近月到過中亞三坦旅遊:哈薩克斯坦﹑烏茲別克斯坦和吉爾吉茲斯坦。 據導遊解釋斯坦 Stan是家園Homeland 的意思。 哈薩克斯坦﹐就是哈薩克人的家園。
每到一地都覺得陌生而新鮮﹐卻又有似曾相識的感覺。 原來多年來在書本上看過的﹑中學歷史課堂上聽過的地名詞語﹐竟然出現眼前:花剌子模﹑欽察汗國﹑鮮卑﹑回紇﹑康居﹑碎葉﹑帖木兒帝國﹑契丹﹑月氏﹑突厥等;沿途曾幾次飛越天山葱嶺(帕米爾高原)等。 去到烏茲別克的希瓦(希華) Khiva/ Xiva古城﹐方知道原來已經離裏海僅三小時車程而已。 聽到這些地名﹐彷彿走進了歷史的時空。 其實對這裡的史地常識基本無知。
在烏茲別克遇到一個很好的導遊。 他曾在北京師範大學修讀碩士﹐能操清楚的普通話。 他對自己國家的歷史文化熟悉而自豪﹐努力向我們這些毫無基礎知識的遊客﹐講解景點複雜的背景。 使遊客對當地文化有基本的認知。
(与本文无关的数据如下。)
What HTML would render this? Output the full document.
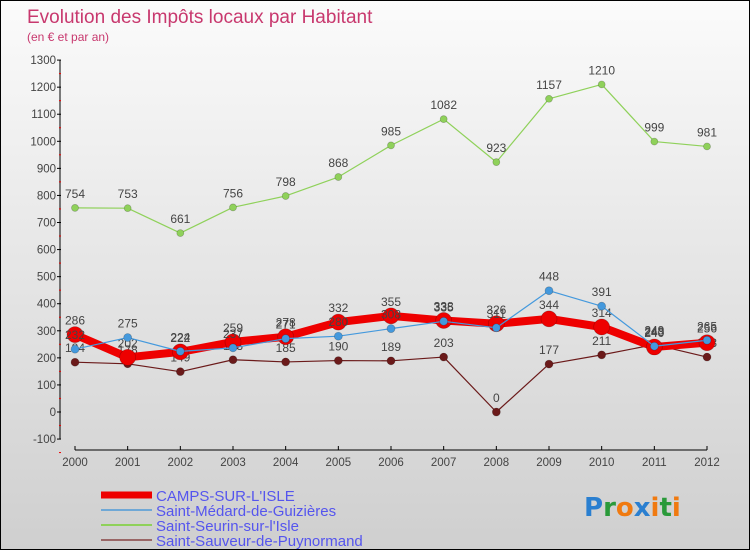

旅途中到過古代中亞的名城布哈拉Bukhara/Buxoro﹐隋唐時稱捕喝或安國。 原來唐朝的安祿山就是出生於此。 安祿山的母親是烏茲別克的一個女巫。 史書上指安祿山是個重三百斤的大胖子﹐懂得六種語言。 我想此言不虛。 因為由中亞烏茲別克走過萬水千山到中國的旅途中﹐民族複雜﹐懂多種語言應該是生存的必備能力。 他能得唐玄宗信任在中國出任鎮守邊疆的節度使﹐其溝通能力肯定良佳。 據史書記載﹐唐朝政府也是看中他能處理邊疆少數民族的複雜關係才委以重任。
由安祿山這有突厥血統的「胡人」(今天或稱老外或洋人)﹐也可當上中國的高官﹐可見唐朝真是個開放包容而多元的國度。 其實﹐唐朝政府派去對抗安祿山的大將中﹐不少也非漢人。 例如哥舒翰是突厥人﹐高仙芝來自朝鮮的高句麗。 可謂以胡制胡。